God knows and appreciates that we are all different.

That's why a "top-down" formal sort of structure was not given to the Christian Church. Rather, every Church that is a part of the Only, Holy and Apostolic Church throughout the world, practices in its own way. The top-down aberrancy in the West is what has caused Western man to cry out (even struggle) for diversity.

When there are rules as related to practice in the Orthodox Church, those rules are based on things deeply inportant to the expression of Christian Faith, the spiritual life of the Christian, and the timeless-presence-in-time of the Church. An example (from my "seen note below" above) is that of kneeling. You cannot kneel on Sundays. Why? Sundays is the great and glorious day of the Resurrection, and you should not kneel, but rather, stand, joyously.
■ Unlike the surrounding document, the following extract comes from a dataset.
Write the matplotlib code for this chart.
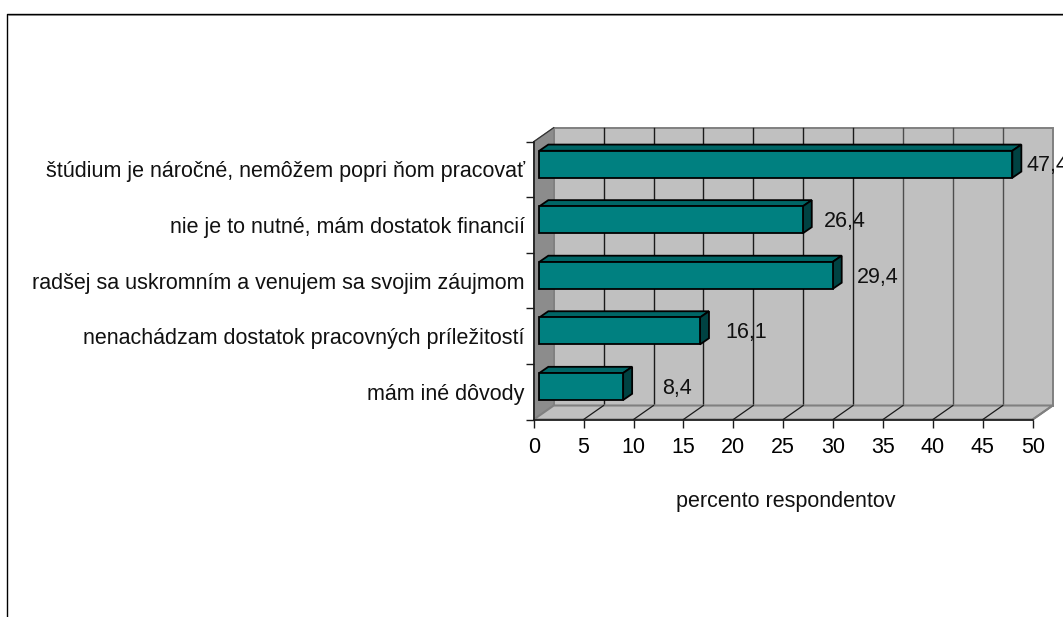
import matplotlib
matplotlib.use("Agg")
import matplotlib.pyplot as plt
from matplotlib.patches import Polygon
from matplotlib.lines import Line2D

plt.rcParams['font.family'] = ['Liberation Sans', 'DejaVu Sans']

categories = ["štúdium je náročné, nemôžem popri ňom pracovať",
              "nie je to nutné, mám dostatok financií",
              "radšej sa uskromním a venujem sa svojim záujmom",
              "nenachádzam dostatok pracovných príležitostí",
              "mám iné dôvody"]
values = [47.4, 26.4, 29.4, 16.1, 8.4]
value_labels = ["47,4", "26,4", "29,4", "16,1", "8,4"]
x_ticks = list(range(0, 55, 5))
x_title = "percento respondentov"

W, H = 1063, 617
L, R, T, B = 533.7, 1032.7, 141.7, 419.5
FS = 15.5
label_gaps = [5, 12, 15, 16, 30]   # pixels from bar end to its label
fig = plt.figure(figsize=(W / 100, H / 100), dpi=100, facecolor='white')
ax = fig.add_axes([L / W, 1 - B / H, (R - L) / W, (B - T) / H])
ax.set_xlim(0, 50)
ax.set_ylim(len(categories) - 0.5, -0.5)
ax.patch.set_visible(False)

px = 50 / (R - L)
py = len(categories) / (B - T)
WX, WY = 20 * px, 14 * py     # depth of the wall
OX, OY = 5.6 * px, 5.2 * py   # bar offset from the front plane
DX, DY = 9 * px, 6.2 * py     # depth of a bar
BH = 27 * py
ymin, ymax = -0.5, len(categories) - 0.5
GR = '#808080'; WL = '#c0c0c0'
EK = dict(clip_on=False)

# wall, side, floor
ax.add_patch(Polygon([(WX, ymin - WY), (50 + WX, ymin - WY), (50 + WX, ymax - WY), (WX, ymax - WY)],
                     fc=WL, ec=GR, lw=1.4, zorder=1, **EK))
ax.add_patch(Polygon([(0, ymin), (WX, ymin - WY), (WX, ymax - WY), (0, ymax)],
                     fc='#8c8c8c', ec=GR, lw=0.8, zorder=1.2, **EK))

# gridlines on wall and floor
for t in x_ticks[1:-1]:
    c = '#1a1a1a' if t <= 30 else '#4d4d4d'
    ax.add_line(Line2D([t + WX, t + WX], [ymin - WY, ymax - WY], color=c, lw=1.0, zorder=1.1, **EK))
ax.add_patch(Polygon([(0, ymax), (50, ymax), (50 + WX, ymax - WY), (WX, ymax - WY)],
                     fc=WL, ec=GR, lw=1.5, zorder=1.3, **EK))
for t in x_ticks[1:-1]:
    ax.add_line(Line2D([t, t + WX], [ymax, ymax - WY], color='#1a1a1a', lw=0.9, zorder=1.5, **EK))
ax.add_line(Line2D([0, WX], [ymin, ymin - WY], color='#333333', lw=0.9, zorder=1.6, **EK))
ax.add_line(Line2D([50, 50 + WX], [ymax, ymax - WY], color=GR, lw=1.4, zorder=1.6, **EK))

# bars
for i, (v, lab, gap) in enumerate(zip(values, value_labels, label_gaps)):
    x0, x1 = OX, OX + v
    y1 = i - OY + BH / 2
    y0 = i - OY - BH / 2
    ax.add_patch(Polygon([(x0, y0), (x0 + DX, y0 - DY), (x1 + DX, y0 - DY), (x1, y0)],
                         fc='#006666', ec='black', lw=1.3, zorder=3, joinstyle='miter', **EK))
    ax.add_patch(Polygon([(x1, y0), (x1 + DX, y0 - DY), (x1 + DX, y1 - DY), (x1, y1)],
                         fc='#004242', ec='black', lw=1.3, zorder=3, joinstyle='miter', **EK))
    ax.add_patch(Polygon([(x0, y0), (x1, y0), (x1, y1), (x0, y1)],
                         fc='#008080', ec='black', lw=1.3, zorder=4, joinstyle='miter', **EK))
    ax.annotate(lab, xy=(x1 + DX, i), xytext=(gap, 3.5), textcoords='offset pixels',
                ha='left', va='center', fontsize=FS, color='#111111', zorder=5,
                annotation_clip=False)

# axes
for s in ('top', 'right'):
    ax.spines[s].set_visible(False)
for s in ('left', 'bottom'):
    ax.spines[s].set_color('#1a1a1a')
    ax.spines[s].set_linewidth(1.2)
    ax.spines[s].set_zorder(2)
ax.set_xticks(x_ticks)
ax.set_xticklabels([str(t) for t in x_ticks], fontsize=FS)
ax.tick_params(axis='x', length=5.8, width=1.0, pad=7, color='#1a1a1a')
ax.set_yticks([i - 0.5 for i in range(len(categories) + 1)])
ax.set_yticklabels([''] * (len(categories) + 1))
ax.set_yticks(range(len(categories)), minor=True)
ax.set_yticklabels(categories, minor=True, fontsize=FS, color='#111111')
ax.tick_params(axis='y', which='major', length=6, width=1.0, color='#1a1a1a')
ax.tick_params(axis='y', which='minor', length=0, pad=6.5)
ax.set_xlabel(x_title, fontsize=FS, labelpad=23.5, color='#111111')
ax.xaxis.label.set_x(0.505)

# outer chart border
fig.add_artist(Line2D([7.3 / W, 7.3 / W, 1], [0, 1 - 13.8 / H, 1 - 13.8 / H], color='black', lw=1.0))
fig.add_artist(Line2D([8 / W, 1], [1 - 15 / H, 1 - 15 / H], color='#808080', lw=0.7))

fig.savefig('out.png', dpi=100)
That is such an important point of our Faith, that the Church in her God-given Wisdom has ruled this "break" in the individual aspect of expressing our Worship.

So, in conclusion. Don't be confused if you walk into an Orthodox Church and see everyone doing exactly the same thing. It's because they have not overcome the "top-down" conceptions in the errant western mindset. For example, there is no "rule" that you must file forward in a single line venerating all the icons when you enter the Church. Out of respect when you enter a Church, you are supposed to venerate the icon in the center. In my opinion, I actually happen to appreciate those at our own Church, who I see going backward "in the line" - because they (in my opinion) are doing the "right thing" - not all the rest of us who are filed, orderly in a single line going from icon to icon as if it were all mindless repetition.

I can say the same things about crossing yourself and so on. The practice is to cross yourself when you hear "Father, Son, and Holy Spirit." But many also cross themselves when they hear "blessed..." and some cross themselves on every Lord Have Mercy. The fact of the practice is that it is diverse. There is a whole plethora of things we can do in worship, ways we can express ourselves. And we need not trouble ourselves over: "am I doing it right?" That is the aberation of the Western mindset speaking.